Most apps maintained by individual developers are mainly using .pot/.po files for translation. Those generally need to be edited manually and commited to the apps repo.


Hosted Weblate#

You can go to UBports translation projects dashboard or the Lomiri translation projects dashboard, go to a project, and start making anonymous suggestions without being registered. If you want to save your translations, you must be logged in.

For that, go to UBports Weblate and click on the “Register” button. Once in the “Registration” page, you’ll find two options:

  • Register using a valid email address, a username, and your full name. You’ll need to resolve an easy control question too.

  • Register using a third party registration. Currently the system supports accounts from openSUSE, GitHub, Fedora, and Ubuntu.

Once you’re logged in, the site is self-explanatory and there you’ll find all the options and customization you can do.

Now, get on with it. The first step is to search if your language already exists in the project of your choice. If your language is not available for a specific project, you can add it yourself.

.po/.ts File Editor#

If you want to work with .po/.ts files directly you need to know what you’re doing for sure. The first thing you should always remember is:


Do never commit .po files to projects that are translated using weblate. This could break the whole translation exchange process with weblate.

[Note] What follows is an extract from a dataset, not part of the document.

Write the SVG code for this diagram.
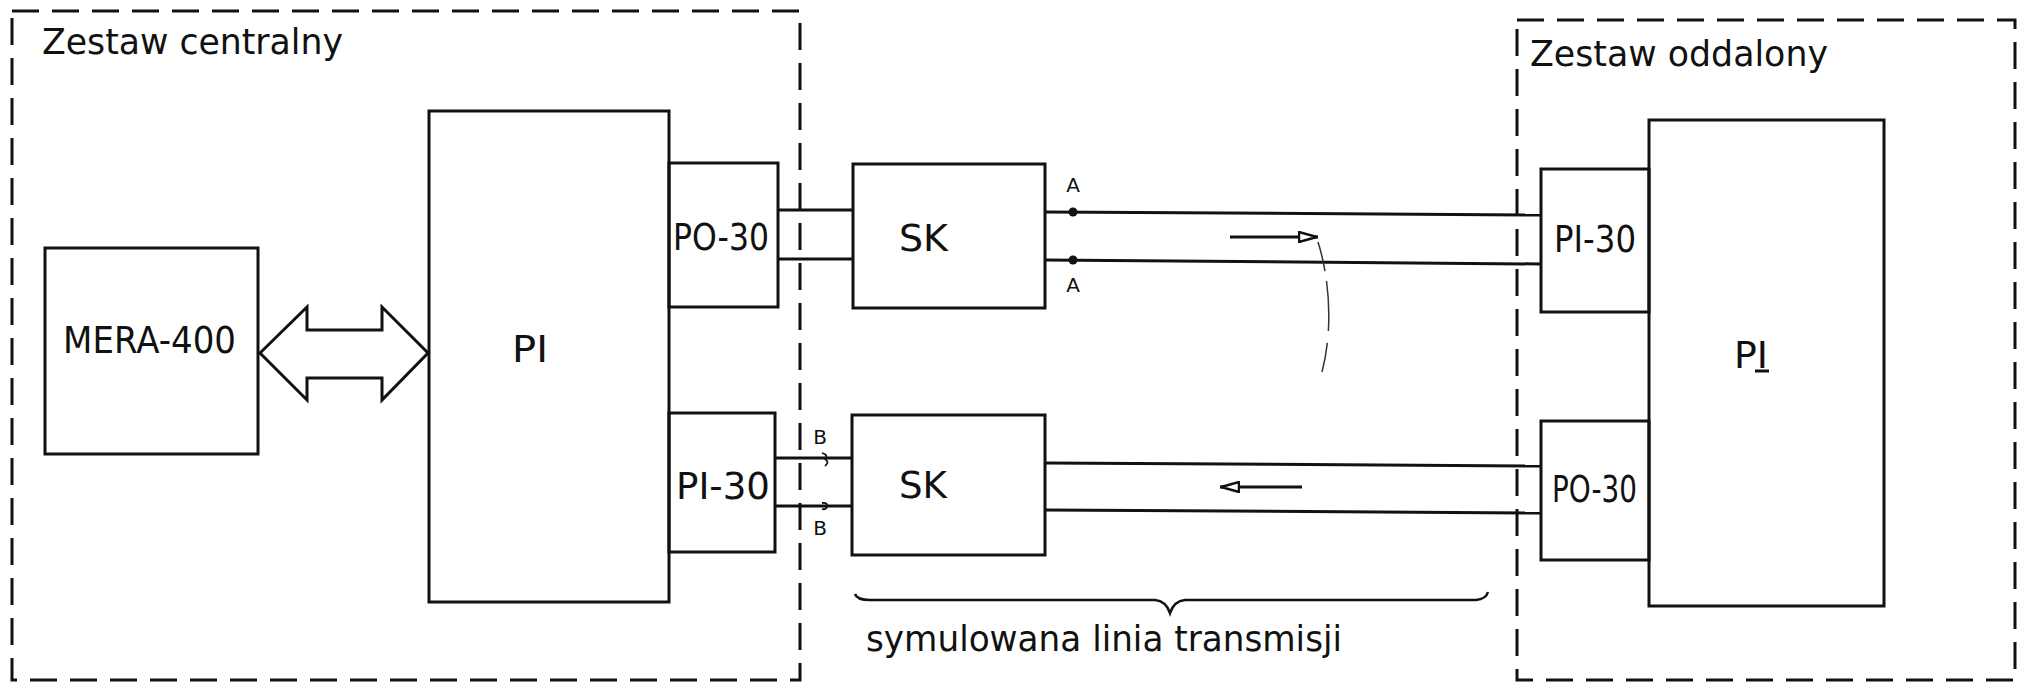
<svg xmlns="http://www.w3.org/2000/svg" width="2023" height="685" viewBox="0 0 2023 685">
<style>
.box{fill:none;stroke:#111;stroke-width:3}
.dash{fill:none;stroke:#111;stroke-width:3;stroke-dasharray:27 13}
.ln{fill:none;stroke:#111;stroke-width:3}
.lbl{font-family:"DejaVu Sans",sans-serif;fill:#111;font-size:37px}
.hand{font-family:"DejaVu Sans",sans-serif;fill:#111;font-size:35px}
.pt{font-family:"DejaVu Sans",sans-serif;fill:#111;font-size:20px;text-anchor:middle}
</style>
<defs>
<marker id="open" viewBox="0 0 20 12" refX="20" refY="6" markerWidth="20" markerHeight="12" markerUnits="userSpaceOnUse" orient="auto">
<path d="M1,1 L19,6 L1,11 Z" fill="#fff" stroke="#111" stroke-width="2.5"/>
</marker>
</defs>
<rect width="2023" height="685" fill="#fff"/>

<g id="zestaw-centralny">
<rect class="dash" x="12" y="11" width="788" height="669"/>
<text class="hand" x="42" y="54" textLength="301" lengthAdjust="spacingAndGlyphs">Zestaw centralny</text>
</g>
<g id="zestaw-oddalony">
<rect class="dash" x="1517" y="20" width="498" height="660"/>
<text class="hand" x="1530" y="66" textLength="298" lengthAdjust="spacingAndGlyphs">Zestaw oddalony</text>
</g>

<g id="mera400">
<rect class="box" x="45" y="248" width="213" height="206"/>
<text class="lbl" x="63" y="353" textLength="173" lengthAdjust="spacingAndGlyphs">MERA-400</text>
</g>
<g id="pi-central">
<rect class="box" x="429" y="111" width="240" height="491"/>
<text class="lbl" x="512" y="362" textLength="36" lengthAdjust="spacingAndGlyphs">PI</text>
</g>
<g id="po30-central">
<rect class="box" x="669" y="163" width="109" height="144"/>
<text class="lbl" x="673" y="250" textLength="96" lengthAdjust="spacingAndGlyphs">PO-30</text>
</g>
<g id="pi30-central">
<rect class="box" x="669" y="413" width="106" height="139"/>
<text class="lbl" x="676" y="499" textLength="94" lengthAdjust="spacingAndGlyphs">PI-30</text>
</g>
<g id="sk-top">
<rect class="box" x="853" y="164" width="192" height="144"/>
<text class="lbl" x="899" y="251" font-size="32" textLength="49" lengthAdjust="spacingAndGlyphs">SK</text>
</g>
<g id="sk-bottom">
<rect class="box" x="852" y="415" width="193" height="140"/>
<text class="lbl" x="899" y="498" font-size="32" textLength="48" lengthAdjust="spacingAndGlyphs">SK</text>
</g>
<g id="pi-remote">
<rect class="box" x="1649" y="120" width="235" height="486"/>
<text class="lbl" x="1734" y="368" textLength="34" lengthAdjust="spacingAndGlyphs">PI</text>
<line class="ln" x1="1755" y1="371" x2="1769" y2="371" stroke-width="2.5"/>
</g>
<g id="pi30-remote">
<rect class="box" x="1541" y="169" width="108" height="143"/>
<text class="lbl" x="1554" y="252" textLength="82" lengthAdjust="spacingAndGlyphs">PI-30</text>
</g>
<g id="po30-remote">
<rect class="box" x="1541" y="421" width="108" height="139"/>
<text class="lbl" x="1552" y="502" textLength="85" lengthAdjust="spacingAndGlyphs">PO-30</text>
</g>

<g id="connectors">
<path d="M260,353 L307,307 L307,330 L382,330 L382,307 L428,353 L382,400 L382,378 L307,378 L307,400 Z" fill="#fff" stroke="#111" stroke-width="3" stroke-linejoin="miter"/>
<line class="ln" x1="778" y1="210" x2="853" y2="210"/>
<line class="ln" x1="778" y1="259" x2="853" y2="259"/>
<line class="ln" x1="775" y1="458" x2="852" y2="458"/>
<line class="ln" x1="775" y1="506" x2="852" y2="506"/>
<line class="ln" x1="1045" y1="212" x2="1541" y2="215"/>
<line class="ln" x1="1045" y1="260" x2="1541" y2="264"/>
<line class="ln" x1="1045" y1="463" x2="1541" y2="466"/>
<line class="ln" x1="1045" y1="510" x2="1541" y2="513"/>
<circle cx="1073" cy="212" r="4.5" fill="#111"/>
<circle cx="1073" cy="260" r="4.5" fill="#111"/>
<path d="M822,453 q7,2 3,6 q5,3 0,7" fill="none" stroke="#111" stroke-width="1.8"/>
<path d="M822,503 q6,-1 5,4 q-1,3 -5,2" fill="none" stroke="#111" stroke-width="1.8"/>
<line x1="1230" y1="237" x2="1318" y2="237" stroke="#111" stroke-width="3" marker-end="url(#open)"/>
<line x1="1302" y1="487" x2="1220" y2="487" stroke="#111" stroke-width="3" marker-end="url(#open)"/>
<path d="M1318,242 C1330,280 1333,330 1322,372" fill="none" stroke="#333" stroke-width="1.5" stroke-dasharray="30 10 50 12"/>
<path d="M855,594 Q857,600 870,600 L1155,600 Q1166,601 1170,613 Q1174,601 1185,600 L1476,600 Q1486,599 1488,592" fill="none" stroke="#111" stroke-width="2.5"/>
<text class="pt" x="1073" y="192">A</text>
<text class="pt" x="1073" y="292">A</text>
<text class="pt" x="820" y="444" font-size="17">B</text>
<text class="pt" x="820" y="535" font-size="17">B</text>
<text class="hand" x="866" y="651" font-size="32" textLength="476" lengthAdjust="spacingAndGlyphs">symulowana linia transmisji</text>
</g>
</svg>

As was said up above, you need a file editor of your choice and a GitHub/GitLab account to translate .po/.ts files directly. Idealy you do have clickable set up and know how to build an app.

There are online gettext .po editors and those you can install on your computer. You can choose whatever editor you want, but we prefer to work with free software only. There are too many plain text editors and tools to help you translate .po/.ts files to list here.


For high quality translations it is recommended to go through all of the steps given below. Although if you are not familiar with building apps using clickable, skip the steps 4. to 6. Although, you may not be able to translate the latest strings and you will not know if the strings fit into the apps layout.

How to proceed:

  1. Fork the apps repo into your GitHub or GitLab account

  2. Clone the repo locally or use GitLab’s online editor

  3. (optional) Create a new branch for the translation

  4. Build the app using clickable to get up-to-date .pot/.ts template files

  5. Update the desired .po/.ts language file(s) from the template

  6. Translate all strings

  7. Build and install the app on your device and test the translations

  8. (optional) Repeat steps 6. and 7. until you are satisfied with your work

  9. Push the translated .po/.ts file(s) to your forked repo [do NOT commit .pot/.ts template files]

  10. Open a merge/pull request from your fork to the apps repo

Translation Team Communication#

You may talk to others regarding translations by using the forum category that UBports provides for this task. To use it you need to register, or login if you’re registered already.

The only requirement is to start your post putting down your language in brackets in the “Enter your topic title here” field. For example, [Spanish] How to translate whatever?

In your interactions with your team you’ll find the best way to coordinate your translations.


All the translation projects, and all your contributions to this project, are under a Creative Commons Attribution-ShareAlike 4.0 International (CC BY-SA 4.0) license that you explicitly accept by contributing to the project.

Go to that link to learn what this exactly means.